Winery - 7 / Wines - 6
Range:  1 to 9 (9 is best, 5 is average)
Well-preserved old woodwork.  Cabernet Sauvignon blends, Pinot Noir, and Chardonnay.
www.trefethen.com

The only time I have visited Trefethen wines was on one of my first trips to Napa Valley.  When my friend suggested we visit there, I was eager to see how the place might have changed.  Trefethen is one of the first of the larger wineries you come upon as you drive north out of the city of Napa along the main highway (CA-29).  Located at the corner of Oak Knoll Avenue, you need to drive nearly a half mile down the avenue to get to the winery’s driveway on the left, and then drive another ¾ mile down their driveway to get to the parking lot.  From the outside of the building, not much at Trefethen has changed.  Once inside I found a new tasting experience.
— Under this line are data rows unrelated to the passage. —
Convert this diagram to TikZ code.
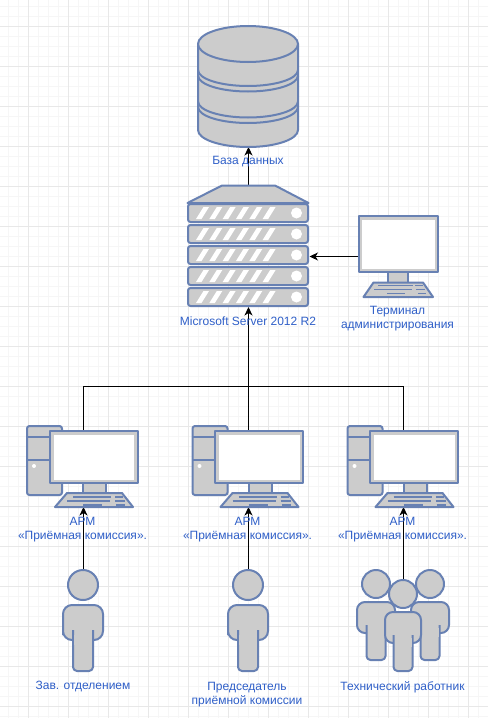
\documentclass[tikz,border=0pt]{standalone}
\usepackage{fontspec}
\setmainfont{Liberation Sans}
\usetikzlibrary{arrows.meta}
\definecolor{sk}{HTML}{6881B3}
\definecolor{fl}{HTML}{CCCCCC}
\definecolor{lb}{HTML}{2F5FC8}
\definecolor{gmaj}{HTML}{E8E8E8}
\definecolor{gmin}{HTML}{F6F6F6}
\tikzset{
  shp/.style={draw=sk,fill=fl,line width=2pt,line join=round},
  hole/.style={fill=white,draw=none},
  keyrow/.style={draw=sk,line width=1.6pt},
  lab/.style={text=lb,font=\fontsize{12}{14}\selectfont,align=center,inner sep=0pt},
  anch/.style={inner sep=0pt,outer sep=0pt,draw=none},
  conn/.style={draw=black,line width=1pt},
  arr/.style={conn,-{Stealth[length=8.5pt,width=8pt,inset=2.5pt]}},
  armpc/.pic={
    \draw[shp,rounded corners=2.5pt] (0,0) rectangle (35,69);
    \draw[sk,line width=2pt] (0,11) -- (35,11) (0,34) -- (35,34);
    \fill[white] (7,40) circle (2);
    \draw[shp] (56,57) rectangle (79,68);
    \draw[shp] (40,81) -- (28,81) -- (40,67) -- (95,67) -- (106,81) -- cycle;
    \draw[keyrow] (46,71) -- (84,71) (88,71) -- (96,71)
                  (40,75) -- (83,75) (88,75) -- (98,75)
                  (56,79) -- (75,79) (89,79) -- (98,79);
    \draw[shp] (22.5,5) rectangle (110.5,57);
    \fill[hole] (26.5,8.5) rectangle (107,54);
  }
}
\newcommand{\serverslab}[1]{%
  \draw[shp,rounded corners=2.5pt] (188,#1) rectangle (308,#1+18);
  \foreach \k in {0,...,5}
    \fill[white] (196+13.33*\k,#1+15) -- (201.5+13.33*\k,#1+15) -- (209+13.33*\k,#1+3) -- (203.5+13.33*\k,#1+3) -- cycle;
  \fill[white] (296.5,#1+9) circle (5.5);
}
\newcommand{\personshape}[3]{%
  \draw[shp] (#1,#2) circle (15);
  \draw[shp,rounded corners=9pt] (#1-20,#3+35) -- (#1-20,#3) -- (#1+20,#3) -- (#1+20,#3+35) -- (#1-20,#3+35) -- cycle;
  \draw[shp,rounded corners=4pt] (#1-10,#3+25) -- (#1-10,#3+66) -- (#1+10,#3+66) -- (#1+10,#3+25);
  \fill[fl] (#1-9,#3+30) rectangle (#1+9,#3+40);
}
\newcommand{\smallperson}[6]{%
  \draw[shp] (#1,#2) circle (14);
  \draw[shp,rounded corners=8pt] (#1-#3,#5) -- (#1-#3,#4) -- (#1+#3,#4) -- (#1+#3,#5) -- cycle;
  \draw[shp,rounded corners=4pt] (#1-9.5,#5-8) -- (#1-9.5,#6) -- (#1+9.5,#6) -- (#1+9.5,#5-8);
  \fill[fl] (#1-8.5,#5-5) rectangle (#1+8.5,#5+4);
}
\begin{document}
\begin{tikzpicture}[x=1pt,y=-1pt]
\useasboundingbox (0,0) rectangle (488,718);
\fill[white] (0,0) rectangle (488,718);
% grid
\begin{scope}[line width=1pt]
\foreach \i in {0,...,47} \draw[gmin] (\i*10+8.5,0) -- (\i*10+8.5,718);
\foreach \i in {0,...,71} \draw[gmin] (0,\i*10+6.5) -- (488,\i*10+6.5);
\foreach \i in {0,...,11} \draw[gmaj] (\i*40+28.5,0) -- (\i*40+28.5,718);
\foreach \i in {0,...,17} \draw[gmaj] (0,\i*40+26.5) -- (488,\i*40+26.5);
\end{scope}
% anchors of the shapes
\node[anch,minimum width=101pt,minimum height=121pt] (db) at (248.5,86.5) {};
\node[anch,minimum width=122pt,minimum height=122pt] (srv) at (248.5,246) {};
\node[anch,minimum width=80pt,minimum height=81pt] (term) at (398,256.5) {};
\node[anch,minimum width=111pt,minimum height=76pt] (arm1) at (83.5,469) {};
\node[anch,minimum width=111pt,minimum height=76pt] (arm2) at (248.5,469) {};
\node[anch,minimum width=111pt,minimum height=76pt] (arm3) at (403.5,469) {};
\node[anch,minimum width=41pt,minimum height=101pt] (p1) at (83.5,620.5) {};
\node[anch,minimum width=41pt,minimum height=101pt] (p2) at (248.5,620.5) {};
\node[anch,minimum width=91pt,minimum height=91pt] (p3) at (403.5,625.5) {};
\coordinate (bus) at (248.5,386.5);
% connectors
\draw[arr] (srv.north) -- (db.south);
\draw[arr] (term.west) -- (srv.east |- term.west);
\draw[arr] (arm2.north) -- (srv.south);
\draw[conn] (arm1.north) |- (bus) -| (arm3.north);
\draw[arr] (p1.north) -- (arm1.south);
\draw[arr] (p2.north) -- (arm2.south);
\draw[arr] (p3.north) -- (arm3.south);
% database
\draw[shp] (198,43.5) -- (198,130) arc[start angle=180,end angle=0,x radius=50,y radius=17] -- (298,43.5);
\draw[shp] (248,44) ellipse (50 and 18);
\foreach \yy in {70,75.5,101.5,107}
  \draw[sk,line width=2pt] (198,\yy) arc[start angle=180,end angle=0,x radius=50,y radius=16];
% server
\draw[shp] (187.5,203) -- (222,185.5) -- (275,185.5) -- (308.5,203) -- cycle;
\serverslab{204}
\serverslab{225}
\serverslab{246}
\serverslab{267}
\serverslab{288}
% terminal
\draw[shp] (388,270) rectangle (408,284);
\draw[shp] (373,297) -- (363.5,297) -- (373.5,282.5) -- (423,282.5) -- (433,297) -- cycle;
\draw[keyrow] (378,285.5) -- (413,285.5) (415,285.5) -- (423,285.5)
              (374,289.5) -- (412,289.5) (416,289.5) -- (425,289.5)
              (387,293.5) -- (405,293.5) (418,293.5) -- (426,293.5);
\draw[shp] (358.5,216) rectangle (438,272);
\fill[hole] (361.5,219.5) rectangle (434.5,268.5);
% workstations
\pic at (27,426) {armpc};
\pic at (192.5,426) {armpc};
\pic at (347.5,426) {armpc};
% people
\personshape{83}{585}{605}
\personshape{248}{585}{605}
\smallperson{376}{584}{19}{602}{633}{660}
\smallperson{430}{584}{19}{602}{633}{660}
\smallperson{403}{594}{18}{612}{643}{671}
% labels
\node[lab] (tdb) at (248,162) {База данных};
\node[lab] (tsrv) at (248,321.5) {Microsoft Server 2012 R2};
\node[lab] (tterm) at (397.5,319) {Терминал\\администрирования};
\node[lab] (ta1) at (82.5,529.5) {АРМ\\«Приёмная комиссия».};
\node[lab] (ta2) at (247.5,529.5) {АРМ\\«Приёмная комиссия».};
\node[lab] (ta3) at (402.5,529.5) {АРМ\\«Приёмная комиссия».};
\node[lab] (tp1) at (83,687) {Зав. отделением};
\node[lab] (tp2) at (247,694.5) {Председатель\\приёмной комиссии};
\node[lab] (tp3) at (402.5,687) {Технический работник};
\end{tikzpicture}
\end{document}
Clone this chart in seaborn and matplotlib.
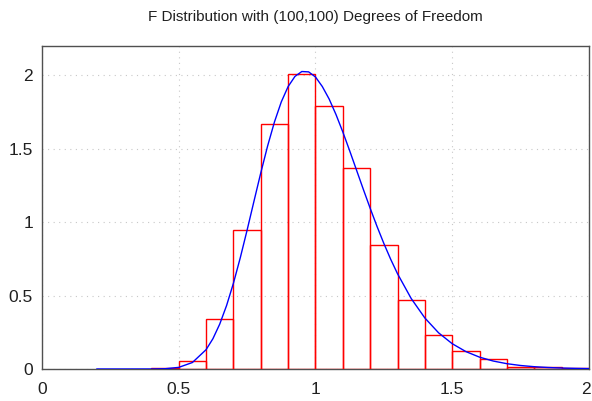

Trefethen Family Vineyards
 From Highway 29, you notice a cluster of tall trees surrounded by vineyards.  This makes the Trefethen winery easy to spot.  Parking in front of the winery operations, you find yourself in front of a three-story winery operations building constructed largely of wood.  In front of the main doors lies a patio for enjoying a bit of sunshine after your tasting, with a large, bowl-shaped fountain and pool welcoming guests as they arrive.  The impeccable maintenance of the exterior belies the age of this building.  Once indoors, old redwood timbers that have been at work supporting winery equipment in the upper floors for over 120 years show their real age.  This old wood is nearly black in some places, though it is evident where restoration work has sanded back a layer over the last few decades.  Once inside, a receptionist greats you and offers you a choice of two tasting experiences.  To the left is a barrel room with glass walls (to help stabilize the temperature of the wines as they age).  The floor is finished in a handsome, rich maroon paint, and a few leather chairs have been chosen to bring the color upwards into the room.  Despite the numerous windows in the building, there is not much natural light, which adds a sense of romance to the atmosphere inside.  Inside the tasting area are two tasting bars and a number of tables for a sit-down flight of wines.

Inside the reception area at Trefethen Family Vineyards
To be able to experience more of the wines that Trefethen offers, my friend and I decided to choose distinct tasting flights.  He opted for the reserve flight, while I opted for the estate flight.  This allowed us to share each wine to get a broader impression of their winemaking style (which favors medium-bodied elegance over mass and power).  I started with the 2011 Chardonnay, followed by the 2010 Pinot Noir, the 2010 Cabernet Franc, the 2010 Dragon Tooth (a Malbec blend), the 2008 Cabernet Sauvignon (from a Magnum bottle), and the 2009 Cabernet Sauvignon Reserve.  My favorite of all of these was the 2008 Cabernet Sauvignon for its development and depth, though the Chardonnay illustrates that 2011 is a great vintage for this grape.


Based on this experience, I would rate the winery as a 7 and the wines offered as a 6.